All is not well in the world of American retail. Since October, the sector has lost an estimated 89,000 jobs. For context, that’s more jobs than the total employment in U.S. coal or steel industries. Large department stores such as Macy’s, Sears and J.C. Penney have been closing across the country, and that’s leaving big vacancies in the malls that depend on these stores to draw business. Marketplace host Kai Ryssdal checked in with Alana Ferko, a regular on the show. Ferko manages the Butte Plaza Mall in Butte, Montana, and we last spoke to her in November, after the election. An edited transcript of their conversation follows.

Kai Ryssdal: So we had you on right after the election. You expressed, as a lot of people did back then, relief that the election was over. How do you feel now?

Alana Ferko: You know, actually I believe my stress level has increased considerably. You know, I’m going to say retail is kind of up and down. And I am very concerned [about] some of the things that are going on in politics.

Ryssdal: Tell me how that plays out in the mall. I mean, what do you see on a Saturday afternoon when a lot of people, in theory, should be shopping, but now retail is having such a tough time?

Ferko: Well, retail is having a tough time. And you know, a reality of our life is e-commerce. I mean, it’s very easy for people to order electronically, have it delivered in one to two days. We have suffered a couple of bankruptcies. So we’ve lost some stores. And, I mean, that is a reality. Retail is extremely liquid. We’re playing it day by day.

Ryssdal: Well, your J.C. Penney closed three years ago. Have you had anybody come in and take that side of the mall and get a new anchor tenant in there?

Ferko: We have not, no. I still have two vacancies on my south end, and that’s very concerning.

Ryssdal: What about you? I mean, your job is to keep the Butte Plaza Mall up and running, and full of people, and full of shoppers, and full of retailers selling their wares. How do you get by?

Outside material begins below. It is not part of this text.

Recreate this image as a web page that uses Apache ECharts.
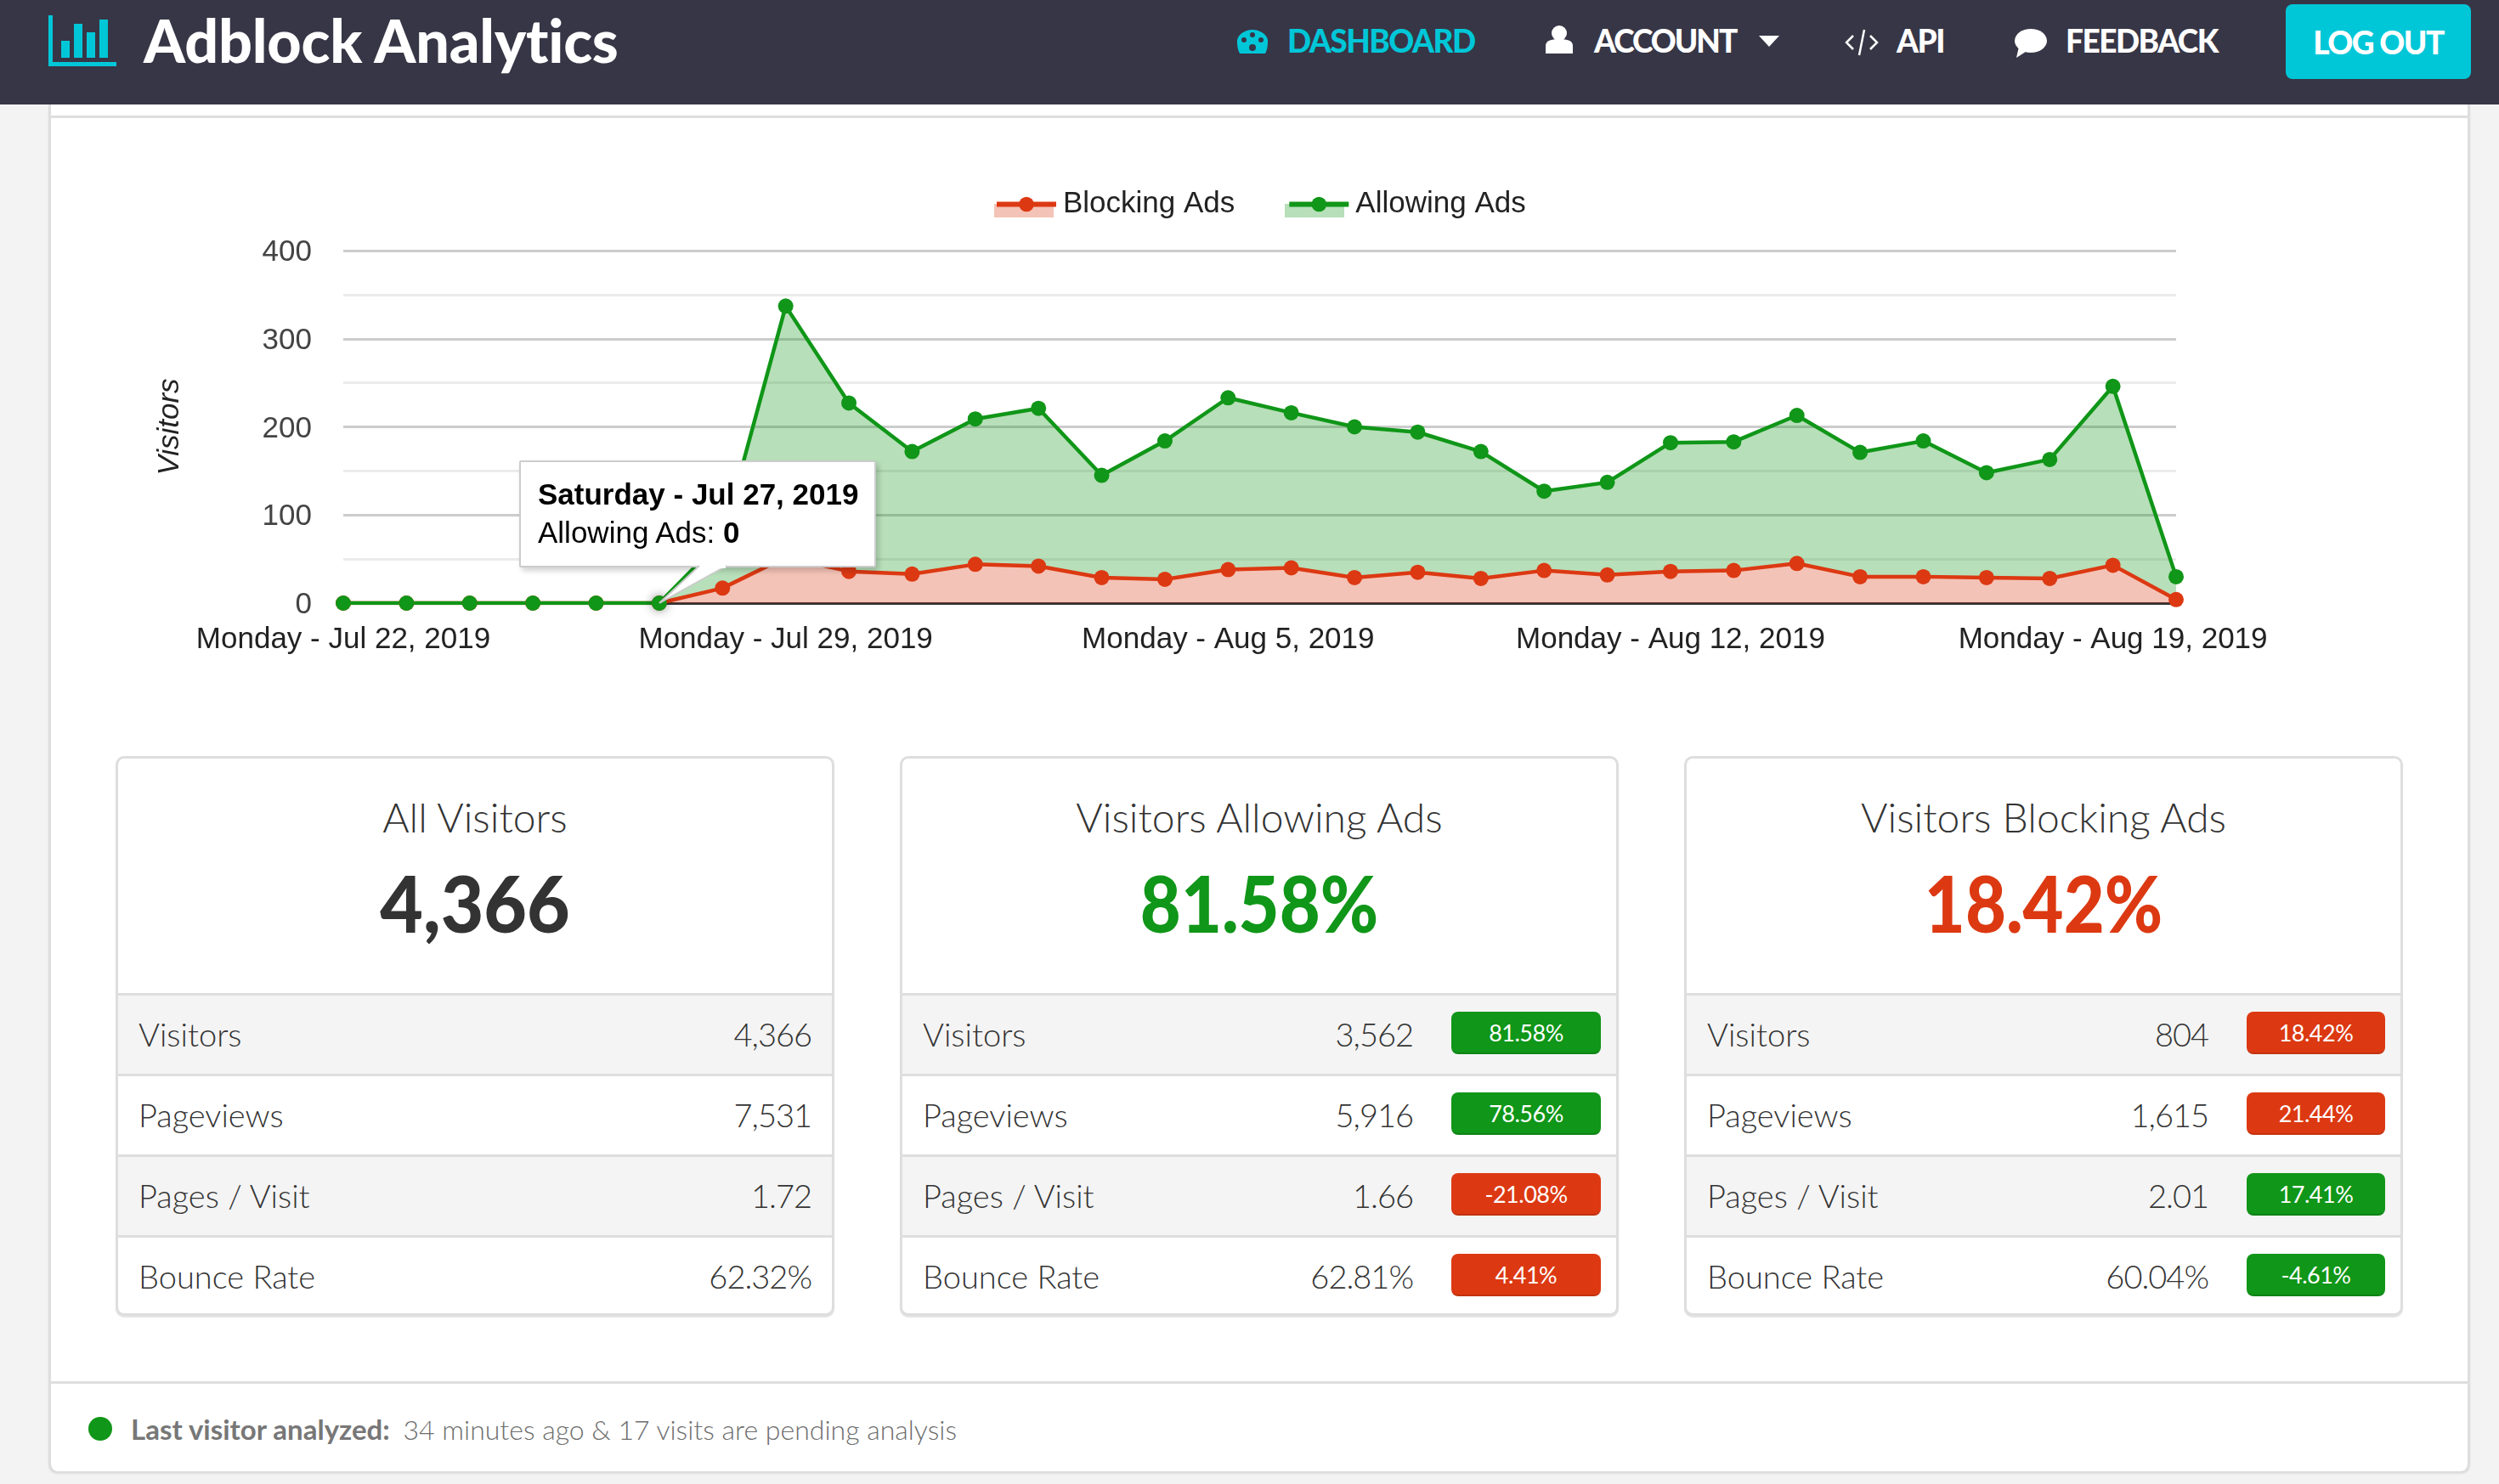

Ferko: You know, it’s challenging. Every day is a creative lesson in stress management. And right, now we’ve got construction on the thoroughfare right outside our door. But since April, we’ve been stressing out because there have been times when we are completely choked off from traffic. Nobody can get in, nobody can get out. That was pretty concerning for Mother’s Day week. They did get everything opened up for us Friday night. You know, all the numbers aren’t in, but I don’t think that the weekend uptick was enough to bring our week up.

Ryssdal: So this is going to sound like it’s a little sideways, but I’m going to throw it at you anyway. We did a national economic poll a month or two ago, and 75 percent of the people that we talked to said that they think Washington, the government in Washington, has just forgotten about people like them. What’s your answer to that same question? Do you think Washington has forgotten about people like you and the folks in Butte?

Ferko: They have. You know, I think all of these millionaires and billionaires are so out of touch, not just with the middle class, but with every class beneath them. It is a worry. I’m worried for my kids’ generation. I just hope that they have the opportunity to achieve a middle-class lifestyle. And it is very concerning to see, you know, that pinch to the middle class. I mean, we are the ones that shore them up at the bottom and keep things stable for the top. It is very concerning.